The green fields of Lancaster County in southeastern Pennsylvania constitute a historic cultural landscape representing the founding ideals of the United States of America. Starting around 1710 and continuing into the 19th century, immigrants from western Europe—particularly the Amish, Huguenots, Welsh, English, and Scots-Irish—settled in this vast arable landscape, fleeing poverty and religious persecution and attracted by the freedom of religion and political stability first established in William Penn’s charter of 1681. The earliest settlers started with simple temporary shelters, but soon progressed to building large farmsteads and brick houses. Numerous historic structures, including early houses, a brew house, a blacksmith shop, a stable, and the former houses of Thaddeus Stevens and Lydia Hamilton Smith can be seen by visitors to the town of Lancaster today. U.S. Congressman Thaddeus Stevens and his housekeeper Lydia Hamilton Smith were both active in social and political movements, championing the abolition of slavery, women’s rights, and civil and labor rights. Although Stevens’ house was proven to have been a stop on the Underground Railroad through archaeological research, the building was threatened with demolition in 2001.

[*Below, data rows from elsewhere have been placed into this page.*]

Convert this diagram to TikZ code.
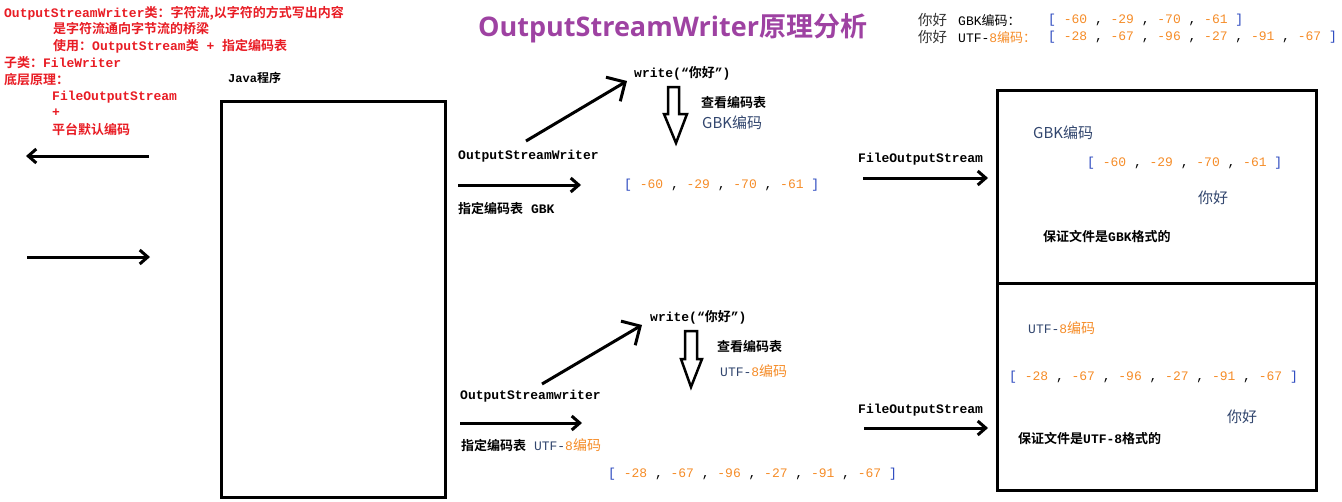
\documentclass[tikz,border=0pt]{standalone}
\usepackage{fontspec}
\setmonofont{Liberation Mono}
\newfontfamily\cjk{Noto Sans CJK SC}[BoldFont={Noto Sans CJK SC Bold}]
\newfontfamily\titlefont{Open Sans}
\usetikzlibrary{arrows.meta}
\definecolor{redt}{RGB}{232,28,36}
\definecolor{purp}{RGB}{158,66,162}
\definecolor{org}{RGB}{245,140,40}
\definecolor{brk}{RGB}{40,70,190}
\definecolor{gbl}{RGB}{50,70,110}
\newcommand\C[1]{{\cjk #1}}
\newcommand\LB{\textcolor{brk}{[}}
\newcommand\RB{\textcolor{brk}{]}}
\newcommand\N[1]{\textcolor{org}{#1}}
\newcommand\gbknums{\LB\ \N{-60} , \N{-29} , \N{-70} , \N{-61} \RB}
\newcommand\utfnums{\LB\ \N{-28} , \N{-67} , \N{-96} , \N{-27} , \N{-91} , \N{-67} \RB}
\tikzset{
  lbl/.style={anchor=west, inner sep=0pt, font=\fontsize{13}{15}\selectfont\ttfamily\bfseries},
  reg/.style={anchor=west, inner sep=0pt, font=\fontsize{13}{15}\selectfont\ttfamily},
  sans/.style={anchor=west, inner sep=0pt, font=\fontsize{15}{17}\selectfont\cjk, text=gbl},
  redlbl/.style={lbl, text=redt},
  frame/.style={line width=3pt, line join=miter},
  harrow/.style={line width=3pt, -{Straight Barb[length=8pt,width=14pt]}},
  darrow/.style={line width=3pt, -{Straight Barb[length=14pt,width=28pt]}},
  hollow/.style={line width=2.5pt, line join=miter},
}
\begin{document}
\begin{tikzpicture}[x=1pt,y=-1pt]
\useasboundingbox (0,0) rectangle (1342,501);
% red description
\node (r1) [redlbl] at (4,13) {OutputStreamWriter\C{类：字符流,以字符的方式写出内容}};
\node (r2) [redlbl] at (53,29) {\C{是字符流通向字节流的桥梁}};
\node (r3) [redlbl] at (53,46) {\C{使用：}OutputStream\C{类} + \C{指定编码表}};
\node (r4) [redlbl] at (4,63) {\C{子类：}FileWriter};
\node (r5) [redlbl] at (4,80) {\C{底层原理：}};
\node (r6) [redlbl] at (52,97) {FileOutputStream};
\node (r7) [redlbl] at (52,113) {+};
\node (r8) [redlbl] at (52,129) {\C{平台默认编码}};
% title
\node (title) [anchor=west, inner sep=0pt, text=purp, font=\fontsize{27}{30}\selectfont\titlefont\bfseries] at (478,28) {OutputStreamWriter\C{原理分析}};
% top right
\node (t1a) [anchor=west, inner sep=0pt, font=\fontsize{14.5}{16}\selectfont\cjk, text=black!80] at (918,20) {你好};
\node (t1b) [reg] at (958,20) {GBK\C{编码：}};
\node (t1c) [reg] at (1048,20) {\gbknums};
\node (t2a) [anchor=west, inner sep=0pt, font=\fontsize{14.5}{16}\selectfont\cjk, text=black!80] at (918,37) {你好};
\node (t2b) [reg] at (958,37) {UTF-\textcolor{org}{8\C{编码：}}};
\node (t2c) [reg] at (1048,37) {\utfnums};
% java box
\node (java) [anchor=west, inner sep=0pt, font=\fontsize{12}{14}\selectfont\ttfamily\bfseries] at (228,78) {Java\C{程序}};
\draw[frame] (221,101) rectangle (445,497);
% left arrows
\coordinate (la1s) at (149,156); \coordinate (la1e) at (26,156);
\coordinate (la2s) at (27,257); \coordinate (la2e) at (150,257);
\draw[harrow] (la1s) -- (la1e);
\draw[harrow] (la2s) -- (la2e);
% upper flow
\node (w1) [lbl] at (634,73) {write(“\C{你好}”)};
\coordinate (d1s) at (526,141); \coordinate (d1e) at (627,81);
\draw[darrow] (d1s) -- (d1e);
\draw[hollow] (668,87) -- (679,87) -- (679,114) -- (687,114) -- (676,143) -- (664,114) -- (668,114) -- cycle;
\node (ck1) [lbl] at (701,103) {\C{查看编码表}};
\node (enc1) [sans] at (702,123) {GBK编码};
\node (osw1) [lbl] at (458,156) {OutputStreamWriter};
\coordinate (h1s) at (458,185); \coordinate (h1e) at (581,185);
\draw[harrow] (h1s) -- (h1e);
\node (spec1) [lbl] at (458,208) {\C{指定编码表} GBK};
\node (nums1) [reg] at (624,185) {\gbknums};
\node (fos1) [lbl] at (858,159) {FileOutputStream};
\coordinate (f1s) at (863,178); \coordinate (f1e) at (988,178);
\draw[harrow] (f1s) -- (f1e);
% lower flow
\node (w2) [lbl] at (650,317) {write(“\C{你好}”)};
\coordinate (d2s) at (542,384); \coordinate (d2e) at (642,325);
\draw[darrow] (d2s) -- (d2e);
\draw[hollow] (685,331) -- (697,331) -- (697,359) -- (702,359) -- (691,387) -- (681,359) -- (685,359) -- cycle;
\node (ck2) [lbl] at (717,347) {\C{查看编码表}};
\node (enc2) [reg, text=gbl] at (720,371) {UTF-\textcolor{org}{8{\fontsize{14}{16}\selectfont\cjk 编码}}};
\node (osw2) [lbl] at (460,396) {OutputStreamwriter};
\coordinate (h2s) at (460,423); \coordinate (h2e) at (582,423);
\draw[harrow] (h2s) -- (h2e);
\node (spec2) [lbl] at (461,445) {\C{指定编码表} \mdseries\textcolor{gbl}{UTF-}\textcolor{org}{8{\fontsize{14}{16}\selectfont\cjk 编码}}};
\node (nums2) [reg] at (608,474) {\utfnums};
\node (fos2) [lbl] at (858,410) {FileOutputStream};
\coordinate (f2s) at (864,428); \coordinate (f2e) at (988,428);
\draw[harrow] (f2s) -- (f2e);
% right boxes
\draw[frame] (997,90) rectangle (1316,490);
\draw[frame] (997,283) -- (1316,283);
\node (g1) [sans] at (1033,133) {GBK编码};
\node (g2) [reg] at (1087,163) {\gbknums};
\node (g3) [sans] at (1198,198) {你好};
\node (g4) [lbl] at (1043,236) {\C{保证文件是}GBK\C{格式的}};
\node (u1) [reg, text=gbl] at (1028,328) {UTF-\textcolor{org}{8{\fontsize{14}{16}\selectfont\cjk 编码}}};
\node (u2) [reg] at (1009,377) {\utfnums};
\node (u3) [sans] at (1227,417) {你好};
\node (u4) [lbl] at (1018,438) {\C{保证文件是}UTF-8\C{格式的}};
\end{tikzpicture}
\end{document}
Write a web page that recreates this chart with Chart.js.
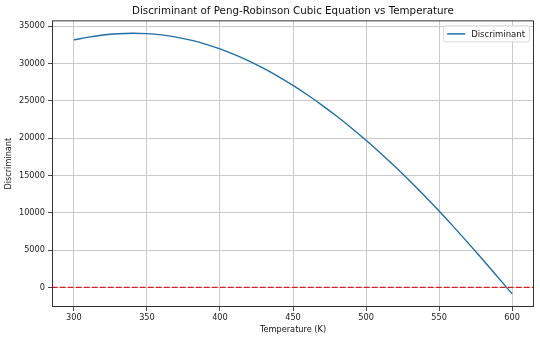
<!DOCTYPE html>
<html lang="en">
<head>
    <meta charset="UTF-8">
    <title>Discriminant vs Temperature</title>
    <script src="https://cdn.jsdelivr.net/npm/chart.js"></script>
    <style>
        html, body {
            margin: 0;
            padding: 0;
            background: #fff;
        }

        #chartBox {
            width: 540px;
            height: 340px;
        }
    </style>
</head>
<body>
<div id="chartBox">
    <canvas id="discCanvas"></canvas>
</div>

<script>
    // temperature (K) and the discriminant
    const temperatures = [300, 310, 320, 330, 340, 350, 360, 370, 380, 390,
        400, 410, 420, 430, 440, 450, 460, 470, 480, 490,
        500, 510, 520, 530, 540, 550, 560, 570, 580, 590, 600];
    const discriminant = [33180, 33550, 33830, 34000, 34070, 34020, 33850, 33560, 33150, 32620,
        31970, 31210, 30340, 29360, 28270, 27080, 25790, 24410, 22940, 21380,
        19730, 17990, 16170, 14270, 12290, 10240, 8120, 5940, 3710, 1440, -860];

    const xTicks = [300, 350, 400, 450, 500, 550, 600];
    const yTicks = [0, 5000, 10000, 15000, 20000, 25000, 30000, 35000];
    const xMin = 285, xMax = 615;
    const yMin = -2620, yMax = 35800;

    const FONT = "'DejaVu Sans', sans-serif";

    // frame round the plot area, like matplotlib spines
    const framePlugin = {
        id: 'frame',
        afterDraw(chart) {
            const a = chart.chartArea;
            const ctx = chart.ctx;
            ctx.save();
            ctx.strokeStyle = '#333';
            ctx.lineWidth = 1;
            ctx.strokeRect(a.left + 0.5, a.top + 0.5, a.right - a.left - 1, a.bottom - a.top - 1);
            ctx.restore();
        }
    };

    // legend inside the axes, upper right
    const innerLegend = {
        id: 'innerLegend',
        afterDraw(chart) {
            const a = chart.chartArea;
            const ctx = chart.ctx;
            const ds = chart.data.datasets[0];
            ctx.save();
            ctx.font = '8.5px ' + FONT;
            const tw = ctx.measureText(ds.label).width;
            const w = tw + 32, h = 16;
            const x = a.right - 5 - w, y = a.top + 5;
            ctx.fillStyle = 'rgba(255,255,255,0.85)';
            ctx.strokeStyle = '#d6d6d6';
            ctx.lineWidth = 1;
            ctx.beginPath();
            ctx.roundRect(x + 0.5, y + 0.5, w, h, 2);
            ctx.fill();
            ctx.stroke();
            ctx.strokeStyle = ds.borderColor;
            ctx.lineWidth = 1.5;
            ctx.beginPath();
            ctx.moveTo(x + 4, y + h / 2 + 0.5);
            ctx.lineTo(x + 22, y + h / 2 + 0.5);
            ctx.stroke();
            ctx.fillStyle = '#222';
            ctx.textBaseline = 'middle';
            ctx.fillText(ds.label, x + 28, y + h / 2 + 1);
            ctx.restore();
        }
    };

    function initializeChart() {
        const ctx = document.getElementById('discCanvas').getContext('2d');
        new Chart(ctx, {
            type: 'line',
            data: {
                datasets: [{
                    label: 'Discriminant',
                    data: temperatures.map((t, i) => ({x: t, y: discriminant[i]})),
                    borderColor: '#1f6fa8',
                    borderWidth: 1.4,
                    pointRadius: 0,
                    cubicInterpolationMode: 'monotone',
                    fill: false
                }, {
                    label: 'zero',
                    data: [{x: xMin, y: 0}, {x: xMax, y: 0}],
                    borderColor: '#e41a1c',
                    borderWidth: 1.3,
                    borderDash: [5.5, 2.5],
                    pointRadius: 0,
                    fill: false
                }]
            },
            options: {
                responsive: true,
                maintainAspectRatio: false,
                animation: false,
                layout: {
                    padding: {left: 0, right: 6, top: 0, bottom: 0}
                },
                plugins: {
                    legend: {display: false},
                    tooltip: {enabled: false},
                    title: {
                        display: true,
                        fullSize: false,
                        text: 'Discriminant of Peng-Robinson Cubic Equation vs Temperature',
                        color: '#111',
                        font: {family: FONT, size: 10.3, weight: 'normal'},
                        padding: {top: 5, bottom: 3}
                    }
                },
                scales: {
                    x: {
                        type: 'linear',
                        min: xMin,
                        max: xMax,
                        afterBuildTicks: (s) => { s.ticks = xTicks.map(v => ({value: v})); },
                        afterFit: (s) => { s.height = 33; },
                        border: {display: false},
                        grid: {color: '#c4c4c4', lineWidth: 0.9, tickColor: '#333', tickLength: 4},
                        ticks: {
                            color: '#222',
                            font: {family: FONT, size: 8.2},
                            padding: 2,
                            maxRotation: 0
                        },
                        title: {
                            display: true,
                            text: 'Temperature (K)',
                            color: '#111',
                            font: {family: FONT, size: 8.2},
                            padding: {top: 0, bottom: 5}
                        }
                    },
                    y: {
                        min: yMin,
                        max: yMax,
                        afterBuildTicks: (s) => { s.ticks = yTicks.map(v => ({value: v})); },
                        afterFit: (s) => { s.width = 52; },
                        border: {display: false},
                        grid: {color: '#c4c4c4', lineWidth: 0.9, tickColor: '#333', tickLength: 4},
                        ticks: {
                            color: '#222',
                            font: {family: FONT, size: 8.2},
                            padding: 3,
                            callback: (v) => String(v)
                        },
                        title: {
                            display: true,
                            text: 'Discriminant',
                            color: '#111',
                            font: {family: FONT, size: 8.2},
                            padding: {top: 4, bottom: 0}
                        }
                    }
                }
            },
            plugins: [framePlugin, innerLegend]
        });
    }

    window.onload = () => {
        initializeChart();
    };
</script>
</body>
</html>
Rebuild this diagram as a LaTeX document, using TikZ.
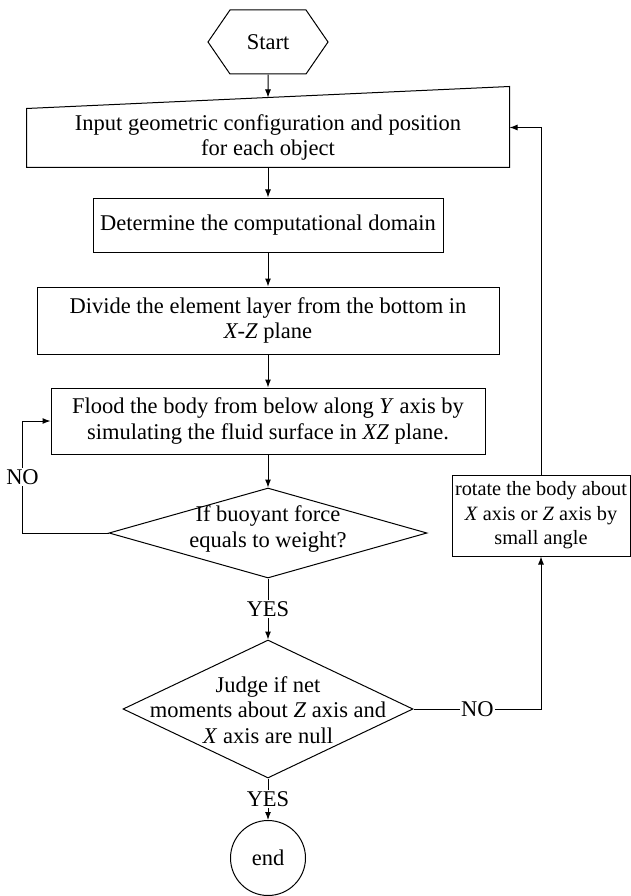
\documentclass[tikz,border=0pt]{standalone}
\usepackage{fontspec}
\setmainfont{Liberation Serif}
\usetikzlibrary{arrows.meta,shapes.geometric,shapes.symbols,calc}
\begin{document}
\begin{tikzpicture}[x=1pt,y=-1pt,line width=1pt,
    >={Latex[length=8pt,width=6pt]},
    txt/.style={font=\fontsize{22.5}{25.5}\selectfont,align=center,inner sep=0pt},
    box/.style={txt,draw,rectangle},
    lbl/.style={txt,fill=white,inner sep=1.5pt}]
      \useasboundingbox (0,0) rectangle (631,896);
      \node[txt,draw,signal,signal to=east and west,signal pointer angle=111,
        minimum width=120,minimum height=64] (start) at (268,42){Start};
      \node[txt,minimum width=482,minimum height=59] (input) at (268,137.5)
        {Input geometric configuration and position\\for each object};
      \path (input.south west) ++(0,59pt) coordinate (inNW);
      \path (input.south east) ++(0,81pt) coordinate (inNE);
      \draw (input.south west) -- (input.south east) -- (inNE) -- (inNW) -- cycle;
      \node[box,minimum width=350,minimum height=54] (domain) at (268,225)
        {Determine the computational domain};
      \node[box,minimum width=462,minimum height=67] (divide) at (268,320.5)
        {Divide the element layer from the bottom in\\\textit{X-Z} plane};
      \node[box,minimum width=434,minimum height=66] (flood) at (268,421)
        {Flood the body from below along \textit{Y} axis by\\simulating the fluid surface in \textit{XZ} plane.};
      \node[draw,diamond,inner sep=0pt,minimum width=318,minimum height=90] (buoy) at (268,533){};
      \node[txt] at ([yshift=4pt]buoy){If buoyant force\\equals to weight?};
      \node[draw,diamond,inner sep=0pt,minimum width=290,minimum height=138] (judge) at (268,709){};
      \node[txt] at ([yshift=-1pt]judge)
        {Judge if net\\moments about \textit{Z} axis and\\\textit{X} axis are null};
      \node[draw,rectangle,inner sep=0pt,align=center,font=\fontsize{20.3}{24.5}\selectfont,
        minimum width=178,minimum height=81] (rotate) at (541,515.5)
        {rotate the body about\\\textit{X} axis or \textit{Z} axis by\\small angle};
      \node[txt,draw,circle,minimum size=75] (finish) at (268,858){end};
      \draw[->] (start) -- ($(inNW)!0.5!(inNE)$);
      \draw[->] (input) -- (domain);
      \draw[->] (domain) -- (divide);
      \draw[->] (divide) -- (flood);
      \draw[->] (flood) -- (buoy);
      \draw[->] (buoy.west) -- ++(-86pt,0) |- node[lbl,pos=0.25]{NO} (flood.west);
      \draw[->] (buoy.south) -- node[lbl]{YES} (judge.north);
      \draw[->] (judge.south) -- node[lbl]{YES} (finish.north);
      \draw[->] (judge.east) -| node[lbl,pos=0.25]{NO} (rotate.south);
      \draw[->] (rotate.north) |- ([yshift=10pt]input.east);
    \end{tikzpicture}
\end{document}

1998 and 2000 World Monuments Watch
World Monuments Fund placed Lancaster County on the 1998 and 2000 Watch, hoping to draw attention to the effects of suburban sprawl and support the preservation of this historic cultural landscape. In 2001, demolition threatened the landmark home of U.S. Congressman Thaddeus Stevens, located just off the main square in the city of Lancaster, and the adjacent home of activist Lydia Hamilton Smith. The Historic Preservation Trust of Lancaster County sought funds to develop a proposal to incorporate the historic resources of Lancaster into a proposed plan for a new convention center and make the historic structures part of a heritage tourism destination. WMF secured a grant to finance a study that reviewed the feasibility and requirements of the project. As a result, the Historic Preservation Trust of Lancaster County was able to persuade the developers to adjust their plans and incorporate the two houses into the overall development for downtown Lancaster.
One of America’s most recognized historic areas, Lancaster County has strong associations with Amish, Mennonite, and other religious sects that continue their traditional lifestyles in the region today. The legacy of religious tolerance championed by William Penn is still evident in the people and architecture of the county, which has an impressive array of 18th and early 19th century family homes and other buildings. Lancaster County is nationally significant for its contribution to American agricultural history and its industrial heritage, becoming by the late 1800s a major producer of tobacco, candy, Conestoga wagons, cork, and variety of other products.